Kosovar–Tunisian relations are foreign relations between Kosovo and Tunisia. There are no formal diplomatic relations between Tunisia and Kosovo as Tunisia has not recognized Kosovo as a sovereign state.

== History ==

At a meeting on 28 May 2009 with Kosovo's Foreign Minister, Skënder Hyseni, the representative of Tunisia to the United Nations, Jalel Snoussi, reportedly said that he would inform the Tunisian authorities of Kosovo's request for recognition. In November 2009, the Ambassador of Tunisia to Serbia, Houria Ferchichi, said that Tunisia supports Serbia's commitment to a peaceful and compromised solution of the Kosovo issue through the UN, and the efforts of Serbian diplomacy in that direction.

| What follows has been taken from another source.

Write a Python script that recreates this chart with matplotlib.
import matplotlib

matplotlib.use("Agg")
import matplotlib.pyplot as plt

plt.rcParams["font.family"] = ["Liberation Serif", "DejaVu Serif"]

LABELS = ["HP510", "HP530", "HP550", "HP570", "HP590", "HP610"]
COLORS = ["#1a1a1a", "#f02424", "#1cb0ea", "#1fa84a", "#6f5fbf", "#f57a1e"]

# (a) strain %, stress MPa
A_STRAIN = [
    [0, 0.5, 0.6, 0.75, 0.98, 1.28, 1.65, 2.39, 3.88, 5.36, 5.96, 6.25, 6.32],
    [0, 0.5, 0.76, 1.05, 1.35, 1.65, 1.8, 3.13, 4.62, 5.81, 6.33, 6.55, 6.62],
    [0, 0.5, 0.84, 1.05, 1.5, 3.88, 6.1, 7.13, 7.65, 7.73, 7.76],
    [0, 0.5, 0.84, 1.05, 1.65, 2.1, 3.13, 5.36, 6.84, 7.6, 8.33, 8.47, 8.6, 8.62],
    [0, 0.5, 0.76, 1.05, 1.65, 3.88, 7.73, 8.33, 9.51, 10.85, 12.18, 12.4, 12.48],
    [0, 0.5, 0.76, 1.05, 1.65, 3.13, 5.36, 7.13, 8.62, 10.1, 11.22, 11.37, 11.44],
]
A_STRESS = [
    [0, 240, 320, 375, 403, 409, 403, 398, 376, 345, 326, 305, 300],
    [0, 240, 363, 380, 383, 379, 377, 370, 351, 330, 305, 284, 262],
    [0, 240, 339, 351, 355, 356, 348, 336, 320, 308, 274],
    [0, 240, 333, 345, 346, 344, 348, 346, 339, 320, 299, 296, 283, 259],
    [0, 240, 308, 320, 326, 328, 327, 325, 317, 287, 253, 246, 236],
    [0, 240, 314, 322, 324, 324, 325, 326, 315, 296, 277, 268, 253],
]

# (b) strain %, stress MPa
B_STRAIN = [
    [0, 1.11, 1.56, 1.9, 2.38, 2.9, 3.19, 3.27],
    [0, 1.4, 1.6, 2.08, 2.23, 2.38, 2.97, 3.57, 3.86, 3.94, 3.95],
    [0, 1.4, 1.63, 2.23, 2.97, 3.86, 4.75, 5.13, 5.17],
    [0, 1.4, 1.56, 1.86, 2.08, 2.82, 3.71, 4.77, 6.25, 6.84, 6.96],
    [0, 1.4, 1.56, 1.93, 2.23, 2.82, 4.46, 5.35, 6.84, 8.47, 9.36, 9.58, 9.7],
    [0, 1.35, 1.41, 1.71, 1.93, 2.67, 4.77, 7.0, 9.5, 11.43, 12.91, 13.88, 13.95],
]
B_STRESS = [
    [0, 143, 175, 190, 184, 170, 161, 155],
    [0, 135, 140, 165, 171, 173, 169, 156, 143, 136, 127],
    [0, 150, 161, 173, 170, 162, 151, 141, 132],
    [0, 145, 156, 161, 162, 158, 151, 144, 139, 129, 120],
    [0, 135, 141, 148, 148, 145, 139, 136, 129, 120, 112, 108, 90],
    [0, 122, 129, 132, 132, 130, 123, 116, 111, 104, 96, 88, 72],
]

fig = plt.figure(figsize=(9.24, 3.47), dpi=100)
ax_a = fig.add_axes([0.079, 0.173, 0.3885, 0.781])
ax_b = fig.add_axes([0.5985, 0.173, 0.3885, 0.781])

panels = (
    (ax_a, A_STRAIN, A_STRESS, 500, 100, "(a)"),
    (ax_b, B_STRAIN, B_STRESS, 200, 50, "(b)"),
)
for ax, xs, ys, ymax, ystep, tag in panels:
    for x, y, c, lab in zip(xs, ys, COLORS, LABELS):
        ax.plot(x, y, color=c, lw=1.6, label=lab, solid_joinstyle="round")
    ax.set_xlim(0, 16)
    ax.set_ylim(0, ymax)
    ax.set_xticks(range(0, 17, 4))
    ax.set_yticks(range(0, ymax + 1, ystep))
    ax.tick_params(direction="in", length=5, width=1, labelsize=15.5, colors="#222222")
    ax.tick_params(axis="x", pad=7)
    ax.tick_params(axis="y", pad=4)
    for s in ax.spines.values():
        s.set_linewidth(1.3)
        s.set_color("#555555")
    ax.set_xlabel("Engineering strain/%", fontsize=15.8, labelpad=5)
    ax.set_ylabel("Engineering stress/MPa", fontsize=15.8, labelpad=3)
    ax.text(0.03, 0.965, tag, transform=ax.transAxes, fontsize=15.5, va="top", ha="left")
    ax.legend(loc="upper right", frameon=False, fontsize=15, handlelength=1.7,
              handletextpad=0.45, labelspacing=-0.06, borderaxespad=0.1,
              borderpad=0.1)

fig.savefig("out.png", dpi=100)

In a September 2010 meeting between the Foreign Ministers of Kosovo and Tunisia, Skënder Hyseni and Kamel Morjane, Morjane said that Tunisia would take the opinion of the International Court of Justice very seriously, and would review Kosovo's request for recognition in government.

In an August 2011 meeting with Kosovo's First deputy prime minister, Behgjet Pacolli, the leader of the Ennahda Movement, Rashid al-Ghannushi, "guaranteed Tunisia would recognize Kosovo if his party won the elections". On 29 October 2011, following a meeting with representatives of Ennahda Movement, Pacolli reported that Tunisia was expected to recognise Kosovo following the forthcoming elections.

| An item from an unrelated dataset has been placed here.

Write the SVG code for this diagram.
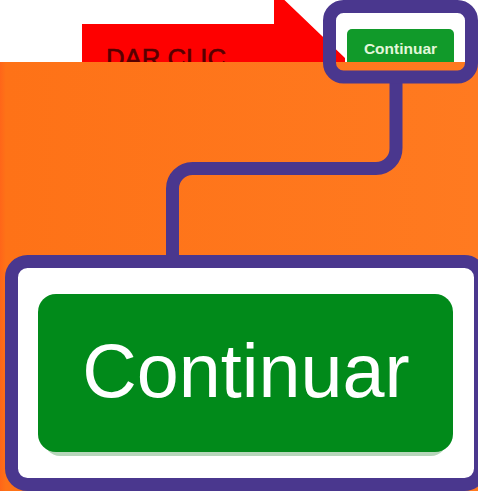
<svg xmlns="http://www.w3.org/2000/svg" width="478" height="491" viewBox="0 0 478 491">
  <defs>
    <linearGradient id="org" x1="0" y1="0" x2="1" y2="0">
      <stop offset="0" stop-color="#ff6519"/>
      <stop offset="0.012" stop-color="#fe7217"/>
      <stop offset="1" stop-color="#ff7a20"/>
    </linearGradient>
    <style>
      .frame { fill: #ffffff; stroke: #4a378e; stroke-width: 13; }
      .conn { fill: none; stroke: #4a378e; stroke-width: 13; }
      .btn { font-family: "Liberation Sans", Arial, sans-serif; text-anchor: middle; }
    </style>
  </defs>
  <rect x="0" y="0" width="478" height="491" fill="#ffffff"/>
  <g id="background">
    <path d="M82,24 H274 V-10 L345,58 L345,70 H82 Z" fill="#fe0000"/>
    <text x="106" y="67" font-family="'Liberation Sans', Arial, sans-serif" font-size="26" fill="#560000" stroke="#560000" stroke-width="0.6" textLength="120" lengthAdjust="spacingAndGlyphs">DAR CLIC</text>
    <rect x="347" y="29" width="107" height="45" rx="5" fill="#119a2a"/>
    <text class="btn" x="400.5" y="54" font-size="15.5" font-weight="bold" fill="#e2f7da">Continuar</text>
    <rect x="0" y="62" width="478" height="429" fill="url(#org)"/>
  </g>
  <g id="connectors">
    <path class="conn" d="M396,83 V148 A20,20 0 0 1 376,168.5 H192.5 A20,20 0 0 0 172.5,188.5 V262"/>
  </g>
  <g id="node-small">
    <rect class="frame" x="329.5" y="6.5" width="142" height="70.5" rx="14" style="fill:none"/>
  </g>
  <g id="node-large">
    <rect class="frame" x="11.5" y="261.5" width="469" height="223" rx="16"/>
    <rect x="44" y="300" width="403" height="156" rx="16" fill="#2f8a3a" opacity="0.35"/>
    <rect x="38" y="294" width="415" height="158" rx="18" fill="#018a1a"/>
    <text class="btn" x="246" y="397" font-size="75.5" fill="#ffffff">Continuar</text>
  </g>
</svg>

At a meeting in October 2012 with Albanian Foreign Minister and Chairman of the Committee of Ministers of the Council of Europe, Edmond Panariti, the Tunisian Foreign Minister, Rafik Abdessalem, said that his government was seriously considering the issue of the recognition of Kosovo.

In January 2013, Abdessalem stressed that the decision to recognise Kosovo was in the final stages and that it was only a matter of time before this occurs, while prime minister Hamadi Jebali stated that there were no obstacles to recognition. However, in late February Serbian media sources reported that the Tunisian ambassador to Serbia, Majid Hamlaoui, suggested that Tunisia would not recognise Kosovo, despite outside pressure for recognition.

In November 2022, Kosovo President Vjosa Osmani formally met Tunisian President Kais Saied at the 18th Organisation de la Francophonie summit in Djerba, Tunisia.